In Bettyville, George Hodgman, who had a major career in editing and publishing in New York City, writes of moving home to Paris, Missouri to care for his elderly mother, Betty, who's never acknowledged that her son is gay. In the opening scene, Hodgman is roused by a fretful Betty in the middle of the night: "[h]ere she is, all ninety years of her, curlers in disarray, ... peeking into our guest room where I have been mostly not sleeping. It is the last place in America with shag carpet. In it, I have discovered what I believe to be a toenail from high school." Like Roz Chast's Can't We Talk About Something More Pleasant?, Hodgman's Bettyville captures the exhaustion, sorrow and moments of absurdity involved in caring for elderly loved ones.
Mary Gaitskill's The Mare explores the charged relationship between a Dominican girl from Brooklyn, who's sponsored for a summer vacation by The Fresh Air Fund, and her white middle-class host in upstate New York. As you'd expect from Gaitskill, the novel sidesteps sentimentality and goes straight for the jugular. The Mareis a raw, beautiful story about love and mutual delusion, in which the fierce erotics of mother love and romantic love and even horse fever are swirled together. There's one more thing The Maredelivers — something you don't often get in a Gaitskill story — that is, a soft suggestion that some of the characters might just make it through to a better life.
Kazuo Ishiguro's The Buried Giant is an eerie fantasy tale about a pair of elderly medieval pilgrims named Axl and Beatrice, fighting through an enveloping mist to hold onto their memories and each other. On a quest to find their long-lost adult son, Axl and Beatrice take many wrong turns, but Ishiguro never does. If The Buried Giant were only a fantasy-adventure tale, it would be well worth reading. But Ishiguro investigates more profound mysteries here than the location of fearsome dragons and enchanted lakes. Like The Remains of the Dayand When We Were Orphans, The Buried Giant is yet another radiant and deeply moving Ishiguro riff on loss and the tragic nature of life. I'd pay it the tribute of saying that as a novel, it's unforgettable, but as Ishiguro sadly tells us, that's only wishful thinking.

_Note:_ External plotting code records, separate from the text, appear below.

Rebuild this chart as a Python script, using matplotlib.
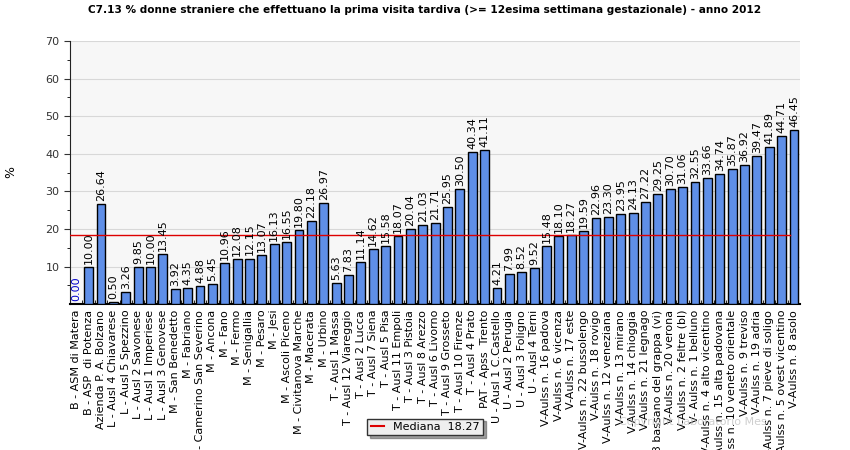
import numpy as np
import matplotlib.pyplot as plt
from matplotlib.lines import Line2D

AZIENDE = [
    "B - ASM di Matera", "B - ASP  di Potenza", "Azienda P. A. Bolzano",
    "L - Ausl 4 Chiavarese", "L - Ausl 5 Spezzino", "L - Ausl 2 Savonese",
    "L - Ausl 1 Imperiese", "L - Ausl 3 Genovese", "M - San Benedetto",
    "M - Fabriano", "M - Camerino San Severino", "M - Ancona", "M - Fano",
    "M - Fermo", "M - Senigallia", "M - Pesaro", "M - Jesi",
    "M - Ascoli Piceno", "M - Civitanova Marche", "M - Macerata",
    "M - Urbino", "T - Ausl 1 Massa", "T - Ausl 12 Viareggio",
    "T - Ausl 2 Lucca", "T - Ausl 7 Siena", "T - Ausl 5 Pisa",
    "T - Ausl 11 Empoli", "T - Ausl 3 Pistoia", "T - Ausl 8 Arezzo",
    "T - Ausl 6 Livorno", "T - Ausl 9 Grosseto", "T - Ausl 10 Firenze",
    "T - Ausl 4 Prato", "PAT - Apss  Trento", "U - Ausl 1 C.Castello",
    "U - Ausl 2 Perugia", "U - Ausl 3 Foligno", "U - Ausl 4 Terni",
    "V-Aulss n. 16 padova", "V-Aulss n. 6 vicenza", "V-Aulss n. 17 este",
    "V-Aulss n. 22 bussolengo", "V-Aulss n. 18 rovigo",
    "V-Aulss n. 12 veneziana", "V-Aulss n. 13 mirano",
    "V-Aulss n. 14 chioggia", "V-Aulss n. 21 legnago",
    "V-Aulss n. 3 bassano del grappa (vi)", "V-Aulss n. 20 verona",
    "V-Aulss n. 2 feltre (bl)", "V- Aulss n. 1 belluno",
    "V-Aulss n. 4 alto vicentino", "V-Aulss n. 15 alta padovana",
    "V-Aulss n. 10 veneto orientale", "V-Aulss n. 9 treviso",
    "V-Aulss n. 19 adria", "V-Aulss n. 7 pieve di soligo",
    "V-Aulss n. 5 ovest vicentino", "V-Aulss n. 8 asolo",
]

VALORI = [
    0.00, 10.00, 26.64, 0.50, 3.26, 9.85, 10.00, 13.45, 3.92, 4.35,
    4.88, 5.45, 10.96, 12.08, 12.15, 13.07, 16.13, 16.55, 19.80, 22.18,
    26.97, 5.63, 7.83, 11.14, 14.62, 15.58, 18.07, 20.04, 21.03, 21.71,
    25.95, 30.50, 40.34, 41.11, 4.21, 7.99, 8.52, 9.52, 15.48, 18.10,
    18.27, 19.59, 22.96, 23.30, 23.95, 24.13, 27.22, 29.25, 30.70, 31.06,
    32.55, 33.66, 34.74, 35.87, 36.92, 39.47, 41.89, 44.71, 46.45,
]

MEDIANA = 18.27
TITOLO = "C7.13 % donne straniere che effettuano la prima visita tardiva (>= 12esima settimana gestazionale) - anno 2012"


def main() -> None:
    fig = plt.figure(figsize=(8.5, 4.5), dpi=100)
    ax = fig.add_axes([0.0824, 0.324, 0.859, 0.585])
    ax.set_facecolor("#f7f7f7")

    x = np.arange(len(VALORI))
    ax.bar(x, VALORI, width=0.72, color="#5f8fe8", edgecolor="black", linewidth=1.0, zorder=3)
    ax.plot([-0.5, len(VALORI) - 1.3], [MEDIANA, MEDIANA], color="#dd0000", linewidth=1.0, zorder=4)

    for i, v in enumerate(VALORI):
        ax.text(i, v + 0.8, f"{v:.2f}", rotation=90, ha="center", va="bottom",
                fontsize=8, color="#0000cc" if v == 0 else "black", zorder=5)

    ax.set_xlim(-0.5, len(VALORI) - 0.5)
    ax.set_ylim(0, 70)
    ax.set_yticks(range(10, 71, 10))
    ax.set_yticks(range(5, 70, 10), minor=True)
    ax.yaxis.grid(True, color="#d8d8d8", linewidth=0.8, zorder=0)
    ax.tick_params(axis="y", labelsize=8, length=4, color="#333333", labelcolor="#333333")
    ax.tick_params(axis="y", which="minor", length=2)

    ax.set_xticks(x)
    ax.set_xticklabels(AZIENDE, rotation=90, fontsize=8)
    ax.set_xticks(x[:-1] + 0.5, minor=True)
    ax.tick_params(axis="x", which="major", length=0, pad=4)
    ax.tick_params(axis="x", which="minor", length=3, direction="in")

    for s in ["top", "right"]:
        ax.spines[s].set_visible(False)
    ax.spines["left"].set_color("#222222")
    ax.spines["bottom"].set_linewidth(1.5)

    fig.text(0.013, 0.617, "%", rotation=90, ha="center", va="center", fontsize=9)
    fig.text(0.5, 0.977, TITOLO, ha="center", va="center", fontsize=7.6, fontweight="bold")

    handle = Line2D([], [], color="#dd0000", linewidth=1.5)
    leg = fig.legend([handle], [f"Mediana  {MEDIANA:.2f}"], loc="center",
                     bbox_to_anchor=(0.5, 0.051), fontsize=8, fancybox=False,
                     shadow=True, handlelength=1.2, borderpad=0.3, framealpha=1)
    leg.get_frame().set_facecolor("#eeeeee")
    leg.get_frame().set_edgecolor("#333333")

    fig.text(0.815, 0.062, "Copyright Laboratorio Mes", ha="center", va="center",
             fontsize=8, color="#bbbbbb", alpha=0.7)

    fig.savefig("out.png", dpi=100)
    plt.close(fig)


if __name__ == "__main__":
    main()
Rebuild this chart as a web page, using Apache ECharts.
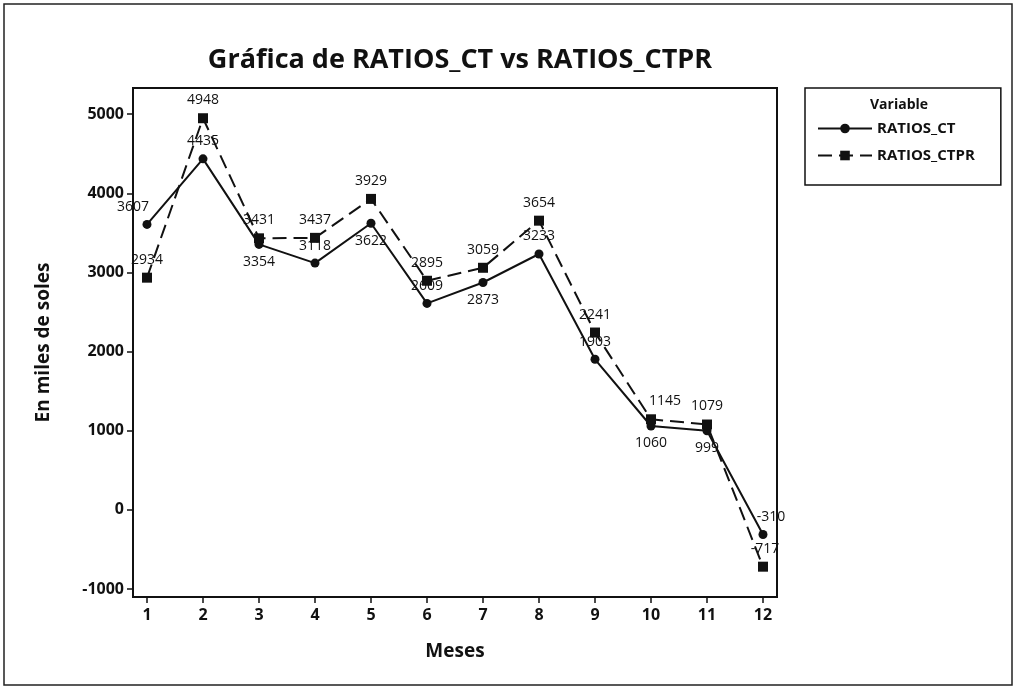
<!DOCTYPE html>
<html><head><meta charset="utf-8">
<script src="https://cdn.jsdelivr.net/npm/echarts@6/dist/echarts.min.js"></script>
<style>html,body{margin:0;padding:0;background:#fff}#c{width:1016px;height:689px}</style>
</head><body><div id="c"></div>
<script>
const months = [1,2,3,4,5,6,7,8,9,10,11,12];
const ratiosCT = [3607,4435,3354,3118,3622,2609,2873,3233,1903,1060,999,-310];
const ratiosCTPR = [2934,4948,3431,3437,3929,2895,3059,3654,2241,1145,1079,-717];
const yTicks = [-1000,0,1000,2000,3000,4000,5000];
// label placement per point (style only)
const ctPos = ['top','top','bottom','top','bottom','top','bottom','top','top','bottom','bottom','top'];
const ctprPos = ['top','top','top','top','top','top','top','top','top','top','top','top'];

const FONT = '"Open Sans", "DejaVu Sans", sans-serif';
function mk(vals, pos, off){
  return vals.map((v,i)=>({value:[months[i], v], label:{position:pos[i], offset: off[i]||[0,0]}}));
}
const ctOff = {0:[-14,0],11:[8,0]};
const ctprOff = {9:[14,0],11:[2,0]};

const chart = echarts.init(document.getElementById('c'));
chart.setOption({
  animation:false,
  backgroundColor:'#fff',
  title:{text:'Gráfica de RATIOS_CT vs RATIOS_CTPR', left:455, top:42, textAlign:'center',
    textStyle:{fontFamily:FONT, fontSize:27, fontWeight:'bold', color:'#111'}},
  grid:{left:133, right:239, top:88, bottom:92, show:true, borderColor:'#111', borderWidth:2, backgroundColor:'transparent'},
  xAxis:{type:'value', min:0.75, max:12.25,
    name:'Meses', nameLocation:'middle', nameGap:45,
    nameTextStyle:{fontFamily:FONT, fontSize:19, fontWeight:'bold', color:'#111'},
    axisLine:{show:true, onZero:false, lineStyle:{color:'#111', width:2}},
    axisTick:{show:true, inside:false, length:6, lineStyle:{color:'#111', width:1.5}, customValues:months},
    axisLabel:{customValues:months, fontFamily:FONT, fontSize:16, fontWeight:'bold', color:'#111', margin:10},
    splitLine:{show:false}},
  yAxis:{type:'value', min:-1100, max:5330,
    name:'En miles de soles', nameLocation:'middle', nameGap:80, nameRotate:90,
    nameTextStyle:{fontFamily:FONT, fontSize:19, fontWeight:'bold', color:'#111'},
    axisLine:{show:true, onZero:false, lineStyle:{color:'#111', width:2}},
    axisTick:{show:true, length:6, lineStyle:{color:'#111', width:1.5}, customValues:yTicks},
    axisLabel:{customValues:yTicks, formatter:v=>String(v), fontFamily:FONT, fontSize:16, fontWeight:'bold', color:'#111', margin:9},
    splitLine:{show:false}},
  legend:{left:805, top:88, orient:'vertical', padding:[33,26,22,12], itemGap:12,
    borderColor:'#111', borderWidth:1.5, itemWidth:54, itemHeight:12,
    textStyle:{fontFamily:FONT, fontSize:15, fontWeight:'bold', color:'#111'},
    data:['RATIOS_CT','RATIOS_CTPR']},
  graphic:[
    {type:'text', left:870, top:98, style:{text:'Variable', font:'bold 14px "Open Sans", sans-serif', fill:'#111'}},
    {type:'rect', shape:{x:4, y:4, width:1008, height:681}, style:{fill:'none', stroke:'#222', lineWidth:1.5}, silent:true}
  ],
  series:[
    {name:'RATIOS_CT', type:'line', data:mk(ratiosCT, ctPos, ctOff), symbol:'circle', symbolSize:9,
      lineStyle:{color:'#111', width:2}, itemStyle:{color:'#111'},
      label:{show:true, formatter:p=>p.value[1], fontFamily:FONT, fontSize:14, color:'#111', distance:6}},
    {name:'RATIOS_CTPR', type:'line', data:mk(ratiosCTPR, ctprPos, ctprOff), symbol:'rect', symbolSize:10,
      lineStyle:{color:'#111', width:2, type:[14,7]}, itemStyle:{color:'#111'},
      label:{show:true, formatter:p=>p.value[1], fontFamily:FONT, fontSize:14, color:'#111', distance:6}}
  ]
});
</script></body></html>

The Story of the Lost Child, the fourth and final installment of Elena Ferrante's remarkable "Neapolitan Novels," is a stunner ... but you will only realize how stunning it is if you do yourself a favor and read the three earlier novels in the series first. In My Brilliant Friend, the first book of the quartet, Elena Greco and Lila Cerullo meet as children, playing with their dolls in the rubble of their Naples neighborhood right after World War II. Lila leaves school after fifth grade to work at her family's shoe repair shop; Elena, whose family has permitted her an education, becomes a celebrated writer, but she always feels herself to be in Lila's shadow. "The Neapolitan Novels," taken together as one long epic that stretches from childhood to old age, are so very smart about class, the darker currents of female friendships and the ultimate "velocity with which life [is] consumed."
As a bonus book for the holidays, here's a remarkable story from World War II. No Better Friend by Robert Weintraub is an account of that war's only canine prisoner-of-war, a pointer named Judy. Judy started out her service as a mascot on a British ship that was bombed during the evacuation of Singapore. The next ship she was on was torpedoed, and Judy spent hours in the water, tugging wounded men over to floating bits of debris. Even more incredibly, she spent three years in a Japanese POW camp, eluding death through her own cunning — she was good at hiding from angry guards — and through the quick thinking of the prisoners who loved her. When I originally reviewed it, I somewhat glibly called No Better Friend the canine version of Unbroken. Nothing wrong with that. In this dark season at the end of what's turned out to be a dark year, an inspiring story of steadfast courage sounds more appealing than ever.